__WRITTEN TASK__: In the material below, list every line carrying the string "that".

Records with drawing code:
▼

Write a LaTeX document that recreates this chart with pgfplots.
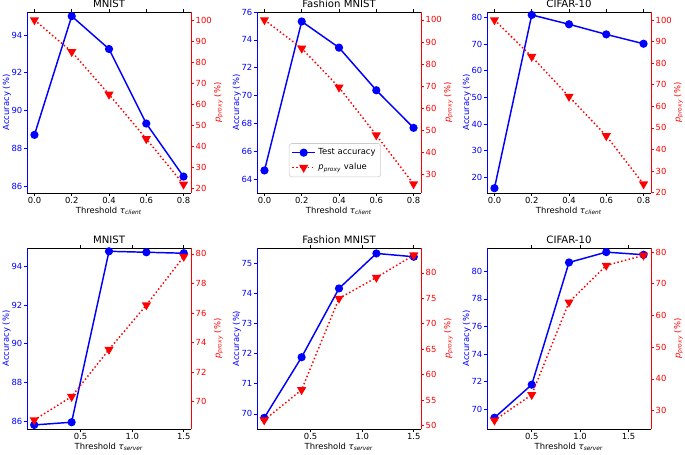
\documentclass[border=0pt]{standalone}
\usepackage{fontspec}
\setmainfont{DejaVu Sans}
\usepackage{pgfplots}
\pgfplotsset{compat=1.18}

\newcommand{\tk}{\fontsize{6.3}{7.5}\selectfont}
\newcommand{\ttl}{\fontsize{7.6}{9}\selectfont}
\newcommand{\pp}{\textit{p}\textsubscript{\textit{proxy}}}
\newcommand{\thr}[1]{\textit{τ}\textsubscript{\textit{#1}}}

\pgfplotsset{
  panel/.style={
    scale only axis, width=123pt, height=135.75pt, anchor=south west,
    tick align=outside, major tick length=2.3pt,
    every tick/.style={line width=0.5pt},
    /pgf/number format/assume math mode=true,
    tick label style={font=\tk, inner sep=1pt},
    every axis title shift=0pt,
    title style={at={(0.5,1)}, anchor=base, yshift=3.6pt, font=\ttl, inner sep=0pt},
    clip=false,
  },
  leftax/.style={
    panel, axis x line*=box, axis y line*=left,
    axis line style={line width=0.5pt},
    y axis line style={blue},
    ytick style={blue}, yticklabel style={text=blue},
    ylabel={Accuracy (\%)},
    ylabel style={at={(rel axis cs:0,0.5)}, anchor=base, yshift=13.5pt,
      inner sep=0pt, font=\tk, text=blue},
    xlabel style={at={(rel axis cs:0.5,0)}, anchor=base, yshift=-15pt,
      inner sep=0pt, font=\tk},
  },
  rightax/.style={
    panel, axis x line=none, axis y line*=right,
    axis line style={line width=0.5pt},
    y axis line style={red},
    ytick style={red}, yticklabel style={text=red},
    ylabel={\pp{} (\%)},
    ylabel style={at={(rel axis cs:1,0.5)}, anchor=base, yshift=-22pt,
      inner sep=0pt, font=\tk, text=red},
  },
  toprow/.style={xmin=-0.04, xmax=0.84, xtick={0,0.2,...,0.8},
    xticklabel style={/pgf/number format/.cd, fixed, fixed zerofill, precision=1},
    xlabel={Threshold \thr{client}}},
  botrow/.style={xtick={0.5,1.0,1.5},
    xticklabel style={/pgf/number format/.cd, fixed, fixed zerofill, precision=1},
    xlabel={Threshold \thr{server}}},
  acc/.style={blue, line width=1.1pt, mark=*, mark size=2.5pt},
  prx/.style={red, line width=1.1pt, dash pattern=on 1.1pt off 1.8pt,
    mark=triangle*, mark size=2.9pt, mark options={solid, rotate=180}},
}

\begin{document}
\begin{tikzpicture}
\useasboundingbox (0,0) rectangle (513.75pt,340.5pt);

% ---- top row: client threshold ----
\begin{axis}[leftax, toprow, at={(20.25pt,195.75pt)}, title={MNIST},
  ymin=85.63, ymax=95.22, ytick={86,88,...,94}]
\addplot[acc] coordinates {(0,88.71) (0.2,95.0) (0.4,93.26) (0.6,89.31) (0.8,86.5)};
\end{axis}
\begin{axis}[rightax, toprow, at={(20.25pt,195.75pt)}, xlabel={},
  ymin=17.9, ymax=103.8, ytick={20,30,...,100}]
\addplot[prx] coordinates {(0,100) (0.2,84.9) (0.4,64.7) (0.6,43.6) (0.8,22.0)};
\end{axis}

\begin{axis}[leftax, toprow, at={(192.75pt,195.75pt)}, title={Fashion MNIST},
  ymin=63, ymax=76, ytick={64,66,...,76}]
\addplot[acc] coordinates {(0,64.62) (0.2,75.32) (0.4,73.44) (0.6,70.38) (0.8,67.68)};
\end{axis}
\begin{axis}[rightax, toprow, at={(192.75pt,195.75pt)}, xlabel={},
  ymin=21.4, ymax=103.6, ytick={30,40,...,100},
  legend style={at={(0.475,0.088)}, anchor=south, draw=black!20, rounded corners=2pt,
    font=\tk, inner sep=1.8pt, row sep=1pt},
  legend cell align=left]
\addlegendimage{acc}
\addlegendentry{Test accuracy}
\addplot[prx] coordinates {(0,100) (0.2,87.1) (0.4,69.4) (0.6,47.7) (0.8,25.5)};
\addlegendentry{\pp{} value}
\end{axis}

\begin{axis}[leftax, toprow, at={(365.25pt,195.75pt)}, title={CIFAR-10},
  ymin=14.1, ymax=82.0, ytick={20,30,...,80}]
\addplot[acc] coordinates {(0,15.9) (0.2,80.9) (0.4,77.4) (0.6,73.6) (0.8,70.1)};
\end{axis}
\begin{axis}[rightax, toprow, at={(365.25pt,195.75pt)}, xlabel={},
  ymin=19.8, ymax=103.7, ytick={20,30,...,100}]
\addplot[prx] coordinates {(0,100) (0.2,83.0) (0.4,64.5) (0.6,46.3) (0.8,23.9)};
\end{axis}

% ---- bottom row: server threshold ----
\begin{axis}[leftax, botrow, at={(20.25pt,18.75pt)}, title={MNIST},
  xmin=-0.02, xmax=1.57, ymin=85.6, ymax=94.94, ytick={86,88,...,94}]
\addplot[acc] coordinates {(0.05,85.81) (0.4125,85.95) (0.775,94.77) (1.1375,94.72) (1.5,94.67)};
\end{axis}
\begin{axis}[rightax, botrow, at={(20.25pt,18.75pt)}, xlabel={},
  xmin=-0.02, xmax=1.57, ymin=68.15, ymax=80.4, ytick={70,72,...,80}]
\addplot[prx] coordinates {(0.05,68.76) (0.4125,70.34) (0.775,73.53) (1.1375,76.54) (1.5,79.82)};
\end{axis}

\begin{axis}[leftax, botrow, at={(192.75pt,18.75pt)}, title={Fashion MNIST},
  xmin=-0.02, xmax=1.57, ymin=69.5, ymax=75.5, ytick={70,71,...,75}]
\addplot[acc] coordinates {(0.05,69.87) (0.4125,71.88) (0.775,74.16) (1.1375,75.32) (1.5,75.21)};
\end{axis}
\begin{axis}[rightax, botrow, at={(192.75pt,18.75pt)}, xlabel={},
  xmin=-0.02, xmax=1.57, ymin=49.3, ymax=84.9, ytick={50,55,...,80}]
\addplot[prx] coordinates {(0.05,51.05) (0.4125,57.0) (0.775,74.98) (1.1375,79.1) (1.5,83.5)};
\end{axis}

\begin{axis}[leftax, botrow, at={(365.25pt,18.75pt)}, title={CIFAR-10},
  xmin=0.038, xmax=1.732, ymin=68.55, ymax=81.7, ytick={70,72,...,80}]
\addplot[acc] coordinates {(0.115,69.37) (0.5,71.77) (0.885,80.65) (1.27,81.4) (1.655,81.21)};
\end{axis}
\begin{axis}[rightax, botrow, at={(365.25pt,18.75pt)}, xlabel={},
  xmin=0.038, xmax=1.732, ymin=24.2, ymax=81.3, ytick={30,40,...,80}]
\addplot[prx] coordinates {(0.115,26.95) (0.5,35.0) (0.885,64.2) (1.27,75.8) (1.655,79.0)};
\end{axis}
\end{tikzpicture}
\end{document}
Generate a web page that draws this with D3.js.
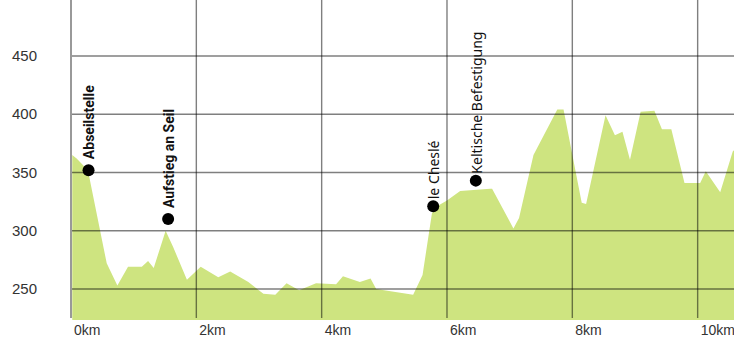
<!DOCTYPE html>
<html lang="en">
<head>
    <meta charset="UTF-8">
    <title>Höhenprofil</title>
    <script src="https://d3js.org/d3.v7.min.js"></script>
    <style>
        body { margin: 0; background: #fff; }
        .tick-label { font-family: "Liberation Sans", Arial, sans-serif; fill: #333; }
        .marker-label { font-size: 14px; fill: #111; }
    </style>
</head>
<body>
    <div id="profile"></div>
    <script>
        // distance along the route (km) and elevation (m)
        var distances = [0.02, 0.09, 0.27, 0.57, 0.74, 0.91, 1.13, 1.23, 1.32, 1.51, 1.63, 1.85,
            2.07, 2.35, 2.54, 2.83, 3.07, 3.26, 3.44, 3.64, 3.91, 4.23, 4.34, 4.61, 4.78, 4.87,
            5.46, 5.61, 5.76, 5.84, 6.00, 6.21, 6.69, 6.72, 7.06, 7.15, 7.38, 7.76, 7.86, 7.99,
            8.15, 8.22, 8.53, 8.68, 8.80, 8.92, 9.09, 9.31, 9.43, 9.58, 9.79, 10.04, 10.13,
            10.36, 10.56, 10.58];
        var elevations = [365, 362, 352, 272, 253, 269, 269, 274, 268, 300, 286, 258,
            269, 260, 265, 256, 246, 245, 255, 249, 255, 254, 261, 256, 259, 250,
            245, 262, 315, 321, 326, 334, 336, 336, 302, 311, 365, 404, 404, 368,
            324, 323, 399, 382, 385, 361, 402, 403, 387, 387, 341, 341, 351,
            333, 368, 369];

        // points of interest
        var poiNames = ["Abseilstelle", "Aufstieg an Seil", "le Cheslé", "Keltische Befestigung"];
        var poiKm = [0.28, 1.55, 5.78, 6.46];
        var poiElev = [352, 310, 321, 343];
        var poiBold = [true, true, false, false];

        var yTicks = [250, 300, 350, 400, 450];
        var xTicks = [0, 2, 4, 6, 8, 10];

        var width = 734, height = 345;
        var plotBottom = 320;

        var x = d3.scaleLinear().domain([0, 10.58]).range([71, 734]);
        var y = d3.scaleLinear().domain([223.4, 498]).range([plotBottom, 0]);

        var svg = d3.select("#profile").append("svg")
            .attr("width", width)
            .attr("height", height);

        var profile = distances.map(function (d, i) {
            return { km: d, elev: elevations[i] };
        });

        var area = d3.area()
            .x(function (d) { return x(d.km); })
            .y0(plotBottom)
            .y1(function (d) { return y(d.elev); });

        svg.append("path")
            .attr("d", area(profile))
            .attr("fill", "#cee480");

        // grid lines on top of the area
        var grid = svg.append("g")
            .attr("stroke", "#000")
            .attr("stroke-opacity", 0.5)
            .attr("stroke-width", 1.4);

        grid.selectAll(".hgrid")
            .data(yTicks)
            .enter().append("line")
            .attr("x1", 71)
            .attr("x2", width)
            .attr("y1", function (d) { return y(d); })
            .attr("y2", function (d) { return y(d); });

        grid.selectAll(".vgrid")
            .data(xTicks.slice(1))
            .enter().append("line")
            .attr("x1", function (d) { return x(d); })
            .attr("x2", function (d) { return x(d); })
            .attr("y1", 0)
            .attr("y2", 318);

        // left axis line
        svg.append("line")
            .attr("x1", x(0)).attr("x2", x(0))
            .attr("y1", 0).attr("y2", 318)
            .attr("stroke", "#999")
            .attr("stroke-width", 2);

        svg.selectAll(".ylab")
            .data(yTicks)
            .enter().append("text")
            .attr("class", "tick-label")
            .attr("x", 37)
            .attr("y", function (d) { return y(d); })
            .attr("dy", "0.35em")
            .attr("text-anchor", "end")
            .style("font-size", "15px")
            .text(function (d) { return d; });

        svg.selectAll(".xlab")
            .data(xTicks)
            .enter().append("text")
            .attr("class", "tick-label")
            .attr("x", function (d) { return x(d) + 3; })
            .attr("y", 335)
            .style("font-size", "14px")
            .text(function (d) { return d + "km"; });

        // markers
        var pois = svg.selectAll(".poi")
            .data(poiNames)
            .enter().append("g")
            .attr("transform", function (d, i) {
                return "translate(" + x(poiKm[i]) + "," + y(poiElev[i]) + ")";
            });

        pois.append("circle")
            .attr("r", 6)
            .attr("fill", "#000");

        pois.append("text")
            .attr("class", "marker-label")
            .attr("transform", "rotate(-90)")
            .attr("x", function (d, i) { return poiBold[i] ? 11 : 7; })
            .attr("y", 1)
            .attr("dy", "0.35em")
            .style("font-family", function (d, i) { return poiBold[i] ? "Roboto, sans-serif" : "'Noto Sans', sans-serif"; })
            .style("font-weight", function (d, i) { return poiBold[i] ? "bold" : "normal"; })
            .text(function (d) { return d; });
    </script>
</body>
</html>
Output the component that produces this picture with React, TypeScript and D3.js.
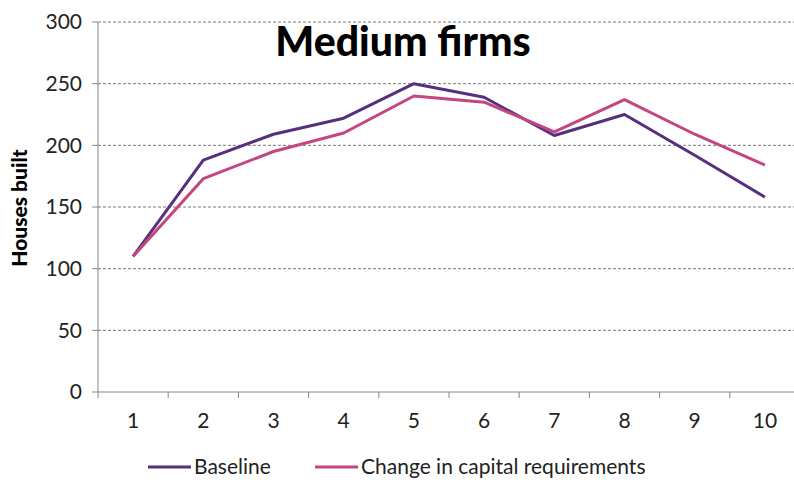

▲

__OUTPUT__:
Write a LaTeX document that recreates this chart with pgfplots.
Generate a web page that draws this with D3.js.
Output the component that produces this picture with React, TypeScript and D3.js.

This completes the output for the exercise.